Dell’s board of directors is backing CEO Michael Dell’s buyout bid and has set a shareholder vote on the $24.4 billion proposal for July 18.
After almost four months of possible competing bids and shareholder criticism of the deal, the directors sent a letter to investors saying that the offer from Michael Dell and private equity firm Silver Lake Partners represents the best option for the embattled PC maker.
This comes despite the latest efforts by activist shareholder Carl Icahn to cobble together a counteroffer and some lawsuits filed by disgruntled investors who claim the $13.65-per-share offer greatly undervalues the company and benefits the founder and CEO at the expense of shareholders.
In the May 31 letter sent to shareholders and filed with the Securities and Exchange Commission (SEC), the special committee created by Dell’s board to oversee the deal said Michael Dell’s proposal offers shareholders a “material premium over pre-announcement trading prices” and shifts the risks involved in transforming the company from a PC maker to an enterprise IT solutions provider “in a challenging business environment” onto the buyers.
The $13.65-per-share price represents a 37 percent premium over Dell’s 90-day average price and a 25 percent premium over the price on the last day of trading before media leaks about the deal started coming out, the board’s special committee said.
“We are fully convinced that this significant, immediate and certain premium is superior to owning Dell as a stand-alone entity today—with or without a leveraged recapitalization—as well as to the other strategic and financial alternatives potentially available,” the committee wrote. “Having conducted a thorough and probing review of Dell’s challenges and opportunities, we believe that the risks and uncertainty of a stand-alone public company are high and that the transaction we have negotiated offers superior value for Dell stockholders.”
Michael Dell has argued that buying the company and taking it private represents the best option for transforming the world’s third-largest PC maker into an enterprise IT solutions and services vendor. With a private company, Dell executives would be able to accelerate the strategy without the glare of Wall Street or the worry about hitting quarterly financial numbers.
“If we were to remain a public company, I believe it would be more difficult to move fast and aggressively because of the short-term focus of the market,” Michael Dell said in a letter to employees in April. “The fact is, we can’t afford not to continue investing for the future when you look at the opportunity ahead for us and our customers.”
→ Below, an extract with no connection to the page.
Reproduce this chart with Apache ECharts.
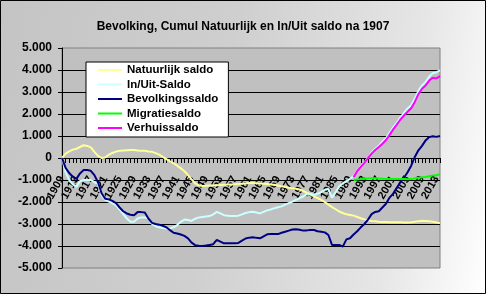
<!DOCTYPE html>
<html>
<head>
<meta charset="utf-8">
<script src="https://cdn.jsdelivr.net/npm/echarts@6/dist/echarts.min.js"></script>
<style>
html,body{margin:0;padding:0;}
#c{width:486px;height:294px;background:linear-gradient(100deg,#c4c4c4 0%,#cfcfcf 45%,#e6e6e6 80%,#ffffff 100%);}
</style>
</head>
<body>
<div id="c"></div>
<script>
// Years 1909..2014
var years = [];
for (var y = 1909; y <= 2014; y++) years.push(String(y));

var natuurlijk = [0,200,300,380,420,500,580,550,480,280,100,0,20,150,230,290,330,340,350,360,
360,340,330,330,300,280,220,150,50,-50,-150,-240,-350,-470,-600,-780,-970,-1150,-1240,-1270,
-1260,-1250,-1240,-1240,-1230,-1220,-1210,-1200,-1190,-1180,-1170,-1160,-1140,-1140,-1150,-1160,-1170,-1180,-1200,-1220,
-1250,-1290,-1320,-1350,-1380,-1400,-1430,-1500,-1580,-1660,-1740,-1820,-1900,-2000,-2120,-2230,-2330,-2430,-2500,-2560,
-2590,-2620,-2680,-2740,-2790,-2830,-2860,-2880,-2900,-2910,-2910,-2920,-2920,-2920,-2920,-2930,-2930,-2920,-2900,-2870,
-2850,-2860,-2880,-2900,-2930,-2960];

var inUit = [0,-650,-1000,-1200,-1300,-1050,-1000,-1000,-1000,-1100,-1200,-1700,-1900,-1980,-2050,-2150,-2350,-2550,-2750,-2900,
-2900,-2750,-2700,-2700,-2750,-3000,-3100,-3150,-3180,-3200,-3200,-3150,-3050,-2900,-2800,-2820,-2860,-2760,-2700,-2680,
-2660,-2640,-2560,-2450,-2520,-2600,-2620,-2640,-2640,-2620,-2560,-2500,-2460,-2440,-2480,-2520,-2450,-2380,-2340,-2280,
-2240,-2200,-2120,-2050,-1980,-1900,-1820,-1750,-1630,-1620,-1680,-1620,-1550,-1450,-1400,-1800,-1560,-1300,-1150,-1050,
-950,-820,-580,-380,-200,20,250,420,560,740,900,1150,1400,1600,1850,2050,2250,2400,2700,3050,
3300,3450,3700,3850,3900,3980];

var bevolking = [0,-450,-680,-850,-950,-700,-550,-550,-580,-780,-1100,-1600,-1850,-1880,-1950,-2050,-2250,-2420,-2520,-2580,
-2600,-2460,-2460,-2480,-2750,-2950,-3000,-3030,-3080,-3150,-3280,-3400,-3430,-3480,-3540,-3650,-3850,-3960,-3990,-4000,
-3980,-3950,-3920,-3720,-3800,-3880,-3880,-3880,-3880,-3860,-3760,-3660,-3620,-3600,-3630,-3650,-3560,-3470,-3450,-3450,
-3460,-3400,-3350,-3300,-3250,-3240,-3260,-3300,-3290,-3270,-3270,-3330,-3350,-3380,-3500,-3950,-3950,-3950,-4030,-3700,
-3650,-3480,-3330,-3150,-3000,-2800,-2550,-2450,-2420,-2250,-2080,-1800,-1620,-1350,-1100,-900,-650,-350,50,350,
550,800,950,990,960,1000];

// 1990..2014 (earlier years have no values)
var migratie1990 = [-1000,-980,-960,-940,-930,-920,-920,-930,-940,-950,-950,-950,-950,-960,-960,-970,-960,-930,-900,-880,
-860,-830,-800,-780,-740];
var verhuis1990 = [-870,-600,-400,-220,0,200,360,500,650,820,1050,1300,1520,1750,1930,2100,2260,2550,2900,3150,
3300,3520,3650,3620,3720];

var seriesNames = ['Natuurlijk saldo','In/Uit-Saldo','Bevolkingssaldo','Migratiesaldo','Verhuissaldo'];
var seriesColors = ['#FFFF99','#CCFFFF','#000080','#00FF00','#FF00FF'];

function padFrom1990(arr){
  var out = [];
  var offset = 1990 - 1909;
  for (var i = 0; i < years.length; i++) out.push(i < offset ? null : arr[i - offset]);
  return out;
}
var seriesData = [natuurlijk, inUit, bevolking, padFrom1990(migratie1990), padFrom1990(verhuis1990)];

var chart = echarts.init(document.getElementById('c'), null, {renderer:'canvas'});
var font = 'Arial, "Liberation Sans", sans-serif';
var gridTop = 48, gridBottom = 26, plotH = 294 - gridTop - gridBottom;
// x axis sits on the value 0: halfway of the -5000..5000 range
var zeroOffset = -plotH / 2;

chart.setOption({
  animation:false,
  title:{
    text:'Bevolking, Cumul Natuurlijk en In/Uit saldo na 1907',
    left:'center', top:16,
    textStyle:{fontFamily:font, fontSize:12, fontWeight:'bold', color:'#000'}
  },
  grid:{left:62, right:46, top:gridTop, bottom:gridBottom, show:true, backgroundColor:'#C0C0C0', borderColor:'#808080', borderWidth:1, containLabel:false, outerBoundsMode:'none'},
  legend:{
    orient:'vertical', left:86, top:62,
    backgroundColor:'#fff', borderColor:'#000', borderWidth:1,
    padding:[2,10,3,12], itemGap:2.5, itemWidth:24, itemHeight:12,
    icon:'path://M0,0 L24,0 L24,2 L0,2 Z', symbolKeepAspect:true,
    textStyle:{fontFamily:font, fontSize:11.5, fontWeight:'bold', color:'#000'},
    data:seriesNames
  },
  xAxis:{
    type:'category', data:years, boundaryGap:false, offset:zeroOffset,
    axisLine:{onZero:false, lineStyle:{color:'#000', width:1}},
    axisTick:{show:true, interval:0, length:5, lineStyle:{color:'#000'}},
    axisLabel:{interval:3, rotate:60, margin:19, fontFamily:font, fontSize:11, fontWeight:'bold', color:'#000'},
    splitLine:{show:false}
  },
  yAxis:{
    type:'value', min:-5000, max:5000, interval:1000,
    axisLine:{show:true, lineStyle:{color:'#000'}},
    axisTick:{show:true, length:4, lineStyle:{color:'#000'}},
    axisLabel:{margin:10, fontFamily:font, fontSize:12, fontWeight:'bold', color:'#000',
      formatter:function(v){ if (v===0) return '0'; return (v<0?'-':'') + Math.abs(v/1000) + '.000'; }},
    splitLine:{show:true, showMinLine:false, showMaxLine:false, lineStyle:{color:'#000', width:1}}
  },
  graphic:[{type:'rect', shape:{x:0.5,y:0.5,width:485,height:293}, style:{fill:'none', stroke:'#000', lineWidth:1}, silent:true, z:100}],
  series: seriesNames.map(function(n,i){
    return {name:n, type:'line', data:seriesData[i], symbol:'none', showSymbol:false, connectNulls:false,
      lineStyle:{color:seriesColors[i], width:2}, itemStyle:{color:seriesColors[i]}, z:2+i};
  })
});
</script>
</body>
</html>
Since starting the transformation several years ago, Dell has spent billions of dollars acquiring companies in hopes of building up its capabilities in such areas as storage, networking, software and services and reducing its dependence on a contracting global PC market. Michael Dell has said acquisitions will continue to be an important part of the company’s plans, as will PCs.
The proposal to buy the company and take it private hit resistance soon after Michael Dell announced it Feb. 5. Almost immediately, large shareholders like Southeastern Asset Management and T. Rowe Price said the deal was bad for investors and promised to vote against it. Shareholder lawsuits against the deal soon followed.
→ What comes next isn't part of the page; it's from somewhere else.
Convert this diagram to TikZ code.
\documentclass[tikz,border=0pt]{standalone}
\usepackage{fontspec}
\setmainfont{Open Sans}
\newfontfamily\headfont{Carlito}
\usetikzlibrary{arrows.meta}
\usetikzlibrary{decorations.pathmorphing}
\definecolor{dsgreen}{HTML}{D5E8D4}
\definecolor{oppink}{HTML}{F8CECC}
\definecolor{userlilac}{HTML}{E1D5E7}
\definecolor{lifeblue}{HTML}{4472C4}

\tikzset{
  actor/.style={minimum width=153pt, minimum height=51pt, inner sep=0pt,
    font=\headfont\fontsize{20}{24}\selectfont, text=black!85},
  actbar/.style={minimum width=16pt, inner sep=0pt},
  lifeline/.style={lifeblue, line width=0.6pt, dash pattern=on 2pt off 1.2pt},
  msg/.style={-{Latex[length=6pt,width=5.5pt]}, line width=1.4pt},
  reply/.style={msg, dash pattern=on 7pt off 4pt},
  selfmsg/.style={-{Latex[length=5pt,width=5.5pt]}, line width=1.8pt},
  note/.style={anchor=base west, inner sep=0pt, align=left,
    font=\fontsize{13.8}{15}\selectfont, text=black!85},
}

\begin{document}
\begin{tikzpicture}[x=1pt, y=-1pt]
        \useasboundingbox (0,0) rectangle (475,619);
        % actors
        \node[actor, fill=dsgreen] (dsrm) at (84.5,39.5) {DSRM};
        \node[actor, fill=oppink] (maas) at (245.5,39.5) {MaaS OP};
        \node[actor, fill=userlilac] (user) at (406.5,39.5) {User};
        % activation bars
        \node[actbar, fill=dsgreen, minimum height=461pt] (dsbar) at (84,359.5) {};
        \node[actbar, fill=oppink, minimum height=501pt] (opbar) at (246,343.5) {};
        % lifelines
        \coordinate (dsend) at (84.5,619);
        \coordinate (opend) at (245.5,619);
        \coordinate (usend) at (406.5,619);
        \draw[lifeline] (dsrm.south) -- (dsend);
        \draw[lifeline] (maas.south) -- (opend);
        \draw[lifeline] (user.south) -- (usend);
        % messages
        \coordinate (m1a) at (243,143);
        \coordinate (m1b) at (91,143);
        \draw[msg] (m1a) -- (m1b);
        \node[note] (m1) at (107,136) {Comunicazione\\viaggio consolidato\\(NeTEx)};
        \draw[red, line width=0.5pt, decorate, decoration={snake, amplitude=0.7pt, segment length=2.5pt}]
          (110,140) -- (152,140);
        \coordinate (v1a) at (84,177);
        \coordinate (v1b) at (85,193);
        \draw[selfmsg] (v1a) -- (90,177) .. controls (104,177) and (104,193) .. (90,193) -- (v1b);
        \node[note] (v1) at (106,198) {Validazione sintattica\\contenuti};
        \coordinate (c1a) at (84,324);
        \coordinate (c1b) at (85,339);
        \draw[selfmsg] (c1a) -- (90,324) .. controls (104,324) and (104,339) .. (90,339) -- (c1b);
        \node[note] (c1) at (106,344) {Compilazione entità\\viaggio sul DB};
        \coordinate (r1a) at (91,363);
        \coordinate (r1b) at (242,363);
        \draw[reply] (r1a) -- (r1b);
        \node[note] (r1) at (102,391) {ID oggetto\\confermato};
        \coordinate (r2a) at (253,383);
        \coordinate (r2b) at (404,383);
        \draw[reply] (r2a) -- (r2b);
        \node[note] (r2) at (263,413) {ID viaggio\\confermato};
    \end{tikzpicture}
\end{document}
There also were competing bids by firms such as the Blackstone Group—which eventually rescinded its offer—and, more recently, Icahn and Southeastern. In a letter to the board May 9, Icahn and Southeastern officials outlined a proposal that would allow investors to sell their shares or keep Dell stock, and the company would continue without Michael Dell at the helm. The bidders called the Michael Dell-led proposal a “giveaway” and criticized the board for accepting the deal.
“The shareholders in this case are literally getting screwed,” Icahn said May 10 in an interview on CNBC. “You can camouflage it with numbers or whatever, but $13.65 is a giveaway. … This is what we call the great giveaway.”
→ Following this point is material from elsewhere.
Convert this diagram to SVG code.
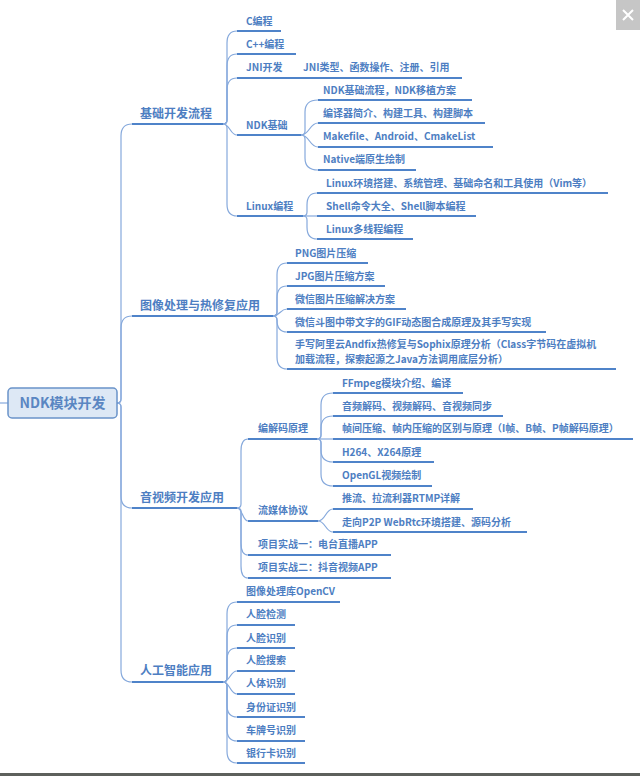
<svg xmlns="http://www.w3.org/2000/svg" width="640" height="776" viewBox="0 0 640 776">
<style>
.t{font-family:"Noto Sans CJK SC","Noto Sans",sans-serif;font-size:10px;font-weight:bold;fill:#4d7ec2}
.t1{font-size:12px}
.tr{font-size:14px;fill:#5a86c2}
.u{stroke:#4f83c9;stroke-width:2;fill:none}
.c{stroke:#86a9dc;stroke-width:1.2;fill:none}
</style>
<rect width="640" height="776" fill="#ffffff"/>
<g id="connectors">
<path class="c" d="M0 403H8"/>
<path class="c" d="M117 403Q121 403 121 399V136Q121 124 132 124"/>
<path class="c" d="M117 403Q121 403 121 399V328Q121 316 132 316"/>
<path class="c" d="M117 403Q121 403 121 407V496Q121 508 132 508"/>
<path class="c" d="M117 403Q121 403 121 407V670Q121 682 132 682"/>
<path class="c" d="M223 124Q227 124 227 120V43Q227 31 237 31"/>
<path class="c" d="M223 124Q227 124 227 120V66Q227 54 237 54"/>
<path class="c" d="M223 124Q227 124 227 120V90Q227 78 237 78"/>
<path class="c" d="M223 124C230 124 230 135 237 135"/>
<path class="c" d="M223 124Q227 124 227 128V204Q227 216 237 216"/>
<path class="c" d="M301 135Q305 135 305 131V112Q305 100 318 100"/>
<path class="c" d="M301 135C309.5 135 309.5 123 318 123"/>
<path class="c" d="M301 135C309.5 135 309.5 147 318 147"/>
<path class="c" d="M301 135Q305 135 305 139V158Q305 170 318 170"/>
<path class="c" d="M303 216Q307 216 307 212V205Q307 193 317 193"/>
<path class="c" d="M303 216H317"/>
<path class="c" d="M303 216Q307 216 307 220V227Q307 239 317 239"/>
<path class="c" d="M273 316Q277 316 277 312V275Q277 263 287 263"/>
<path class="c" d="M273 316Q277 316 277 312V298Q277 286 287 286"/>
<path class="c" d="M273 316C280 316 280 309 287 309"/>
<path class="c" d="M273 316Q277 316 277 320Q277 332 287 332"/>
<path class="c" d="M273 316Q277 316 277 320V357Q277 369 287 369"/>
<path class="c" d="M237 508Q241 508 241 504V451Q241 439 248 439"/>
<path class="c" d="M237 508C242.5 508 242.5 521 248 521"/>
<path class="c" d="M237 508Q241 508 241 512V543Q241 555 248 555"/>
<path class="c" d="M237 508Q241 508 241 512V566Q241 578 248 578"/>
<path class="c" d="M317 439Q321 439 321 435V405Q321 393 333 393"/>
<path class="c" d="M317 439Q321 439 321 435V428Q321 416 333 416"/>
<path class="c" d="M317 439H333"/>
<path class="c" d="M317 439Q321 439 321 443V450Q321 462 333 462"/>
<path class="c" d="M317 439Q321 439 321 443V474Q321 486 333 486"/>
<path class="c" d="M318 521C325.5 521 325.5 509 333 509"/>
<path class="c" d="M318 521C325.5 521 325.5 532 333 532"/>
<path class="c" d="M223 682Q227 682 227 678V614Q227 602 237 602"/>
<path class="c" d="M223 682Q227 682 227 678V637Q227 625 237 625"/>
<path class="c" d="M223 682Q227 682 227 678V660Q227 648 237 648"/>
<path class="c" d="M223 682C230 682 230 671 237 671"/>
<path class="c" d="M223 682C230 682 230 694 237 694"/>
<path class="c" d="M223 682Q227 682 227 686V705Q227 717 237 717"/>
<path class="c" d="M223 682Q227 682 227 686V729Q227 741 237 741"/>
<path class="c" d="M223 682Q227 682 227 686V751Q227 763 237 763"/>
</g>
<g id="root">
<rect x="8" y="388" width="109" height="30" rx="4" fill="#dde8f5" stroke="#6a93c9" stroke-width="1.5"/>
<text class="t tr" x="62.5" y="408" text-anchor="middle">NDK模块开发</text>
</g>
<g id="n-jichu"><text class="t t1" x="140" y="118">基础开发流程</text><path class="u" d="M132 124H223"/></g>
<g id="n-c"><text class="t" x="246" y="25">C编程</text><path class="u" d="M237 31H281"/></g>
<g id="n-cpp"><text class="t" x="246" y="48">C++编程</text><path class="u" d="M237 54H296"/></g>
<g id="n-jni"><text class="t" x="246" y="71">JNI开发</text><path class="u" d="M237 78H300"/></g>
<g id="n-jni-1"><text class="t" x="303" y="71">JNI类型、函数操作、注册、引用</text><path class="u" d="M300 78H462"/></g>
<g id="n-ndk"><text class="t" x="246" y="129">NDK基础</text><path class="u" d="M237 135H301"/></g>
<g id="n-ndk-1"><text class="t" x="323" y="94">NDK基础流程，NDK移植方案</text><path class="u" d="M318 100H472"/></g>
<g id="n-ndk-2"><text class="t" x="323" y="117">编译器简介、构建工具、构建脚本</text><path class="u" d="M318 123H485"/></g>
<g id="n-ndk-3"><text class="t" x="323" y="140">Makefile、Android、CmakeList</text><path class="u" d="M318 147H493"/></g>
<g id="n-ndk-4"><text class="t" x="323" y="163">Native端原生绘制</text><path class="u" d="M318 170H416"/></g>
<g id="n-linux"><text class="t" x="246" y="210">Linux编程</text><path class="u" d="M237 216H303"/></g>
<g id="n-linux-1"><text class="t" x="326" y="187">Linux环境搭建、系统管理、基础命名和工具使用（Vim等）</text><path class="u" d="M317 193H608"/></g>
<g id="n-linux-2"><text class="t" x="326" y="210">Shell命令大全、Shell脚本编程</text><path class="u" d="M317 216H476"/></g>
<g id="n-linux-3"><text class="t" x="326" y="233">Linux多线程编程</text><path class="u" d="M317 239H413"/></g>
<g id="n-img"><text class="t t1" x="140" y="310">图像处理与热修复应用</text><path class="u" d="M132 316H273"/></g>
<g id="n-img-1"><text class="t" x="295" y="257">PNG图片压缩</text><path class="u" d="M287 263H368"/></g>
<g id="n-img-2"><text class="t" x="295" y="280">JPG图片压缩方案</text><path class="u" d="M287 286H385"/></g>
<g id="n-img-3"><text class="t" x="295" y="303">微信图片压缩解决方案</text><path class="u" d="M287 309H406"/></g>
<g id="n-img-4"><text class="t" x="295" y="326">微信斗图中带文字的GIF动态图合成原理及其手写实现</text><path class="u" d="M287 332H546"/></g>
<g id="n-img-5"><text class="t" x="295" y="348">手写阿里云Andfix热修复与Sophix原理分析（Class字节码在虚拟机</text><text class="t" x="295" y="363">加载流程，探索起源之Java方法调用底层分析）</text><path class="u" d="M287 369H616"/></g>
<g id="n-av"><text class="t t1" x="140" y="502">音视频开发应用</text><path class="u" d="M132 508H237"/></g>
<g id="n-codec"><text class="t" x="258" y="432">编解码原理</text><path class="u" d="M248 439H317"/></g>
<g id="n-codec-1"><text class="t" x="342" y="387">FFmpeg模块介绍、编译</text><path class="u" d="M333 393H463"/></g>
<g id="n-codec-2"><text class="t" x="342" y="410">音频解码、视频解码、音视频同步</text><path class="u" d="M333 416H503"/></g>
<g id="n-codec-3"><text class="t" x="342" y="432">帧间压缩、帧内压缩的区别与原理（I帧、B帧、P帧解码原理）</text><path class="u" d="M333 439H633"/></g>
<g id="n-codec-4"><text class="t" x="342" y="456">H264、X264原理</text><path class="u" d="M333 462H434"/></g>
<g id="n-codec-5"><text class="t" x="342" y="479">OpenGL视频绘制</text><path class="u" d="M333 486H432"/></g>
<g id="n-stream"><text class="t" x="258" y="514">流媒体协议</text><path class="u" d="M248 521H318"/></g>
<g id="n-stream-1"><text class="t" x="342" y="502">推流、拉流利器RTMP详解</text><path class="u" d="M333 509H473"/></g>
<g id="n-stream-2"><text class="t" x="342" y="526">走向P2P WebRtc环境搭建、源码分析</text><path class="u" d="M333 532H527"/></g>
<g id="n-proj1"><text class="t" x="258" y="548">项目实战一：电台直播APP</text><path class="u" d="M248 555H391"/></g>
<g id="n-proj2"><text class="t" x="258" y="571">项目实战二：抖音视频APP</text><path class="u" d="M248 578H391"/></g>
<g id="n-ai"><text class="t t1" x="140" y="675">人工智能应用</text><path class="u" d="M132 682H223"/></g>
<g id="n-ai-1"><text class="t" x="246" y="595">图像处理库OpenCV</text><path class="u" d="M237 602H340"/></g>
<g id="n-ai-2"><text class="t" x="246" y="618">人脸检测</text><path class="u" d="M237 625H295"/></g>
<g id="n-ai-3"><text class="t" x="246" y="642">人脸识别</text><path class="u" d="M237 648H295"/></g>
<g id="n-ai-4"><text class="t" x="246" y="664">人脸搜索</text><path class="u" d="M237 671H295"/></g>
<g id="n-ai-5"><text class="t" x="246" y="687">人体识别</text><path class="u" d="M237 694H295"/></g>
<g id="n-ai-6"><text class="t" x="246" y="711">身份证识别</text><path class="u" d="M237 717H305"/></g>
<g id="n-ai-7"><text class="t" x="246" y="734">车牌号识别</text><path class="u" d="M237 741H305"/></g>
<g id="n-ai-8"><text class="t" x="246" y="757">银行卡识别</text><path class="u" d="M237 763H305"/></g>
<g id="close-button">
<rect x="616" y="0" width="24" height="30" fill="#c6c6c6"/>
<path d="M623 10L633 20M633 10L623 20" stroke="#ffffff" stroke-width="2"/>
</g>
<rect x="0" y="773" width="640" height="3" fill="#5d605c"/>
</svg>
Dell board members asked Icahn and Southeastern for more information before they could evaluate the bid, and now are moving ahead with putting Michael Dell’s proposal before shareholders for a vote. In their letter to shareholders, the directors said that during the “go shop” period after Michael Dell’s proposal was made public—during which time other companies could put bids in for Dell—“21 strategic and 52 financial buyers were contacted and a number of parties conducted diligence, although no superior offer has materialized.”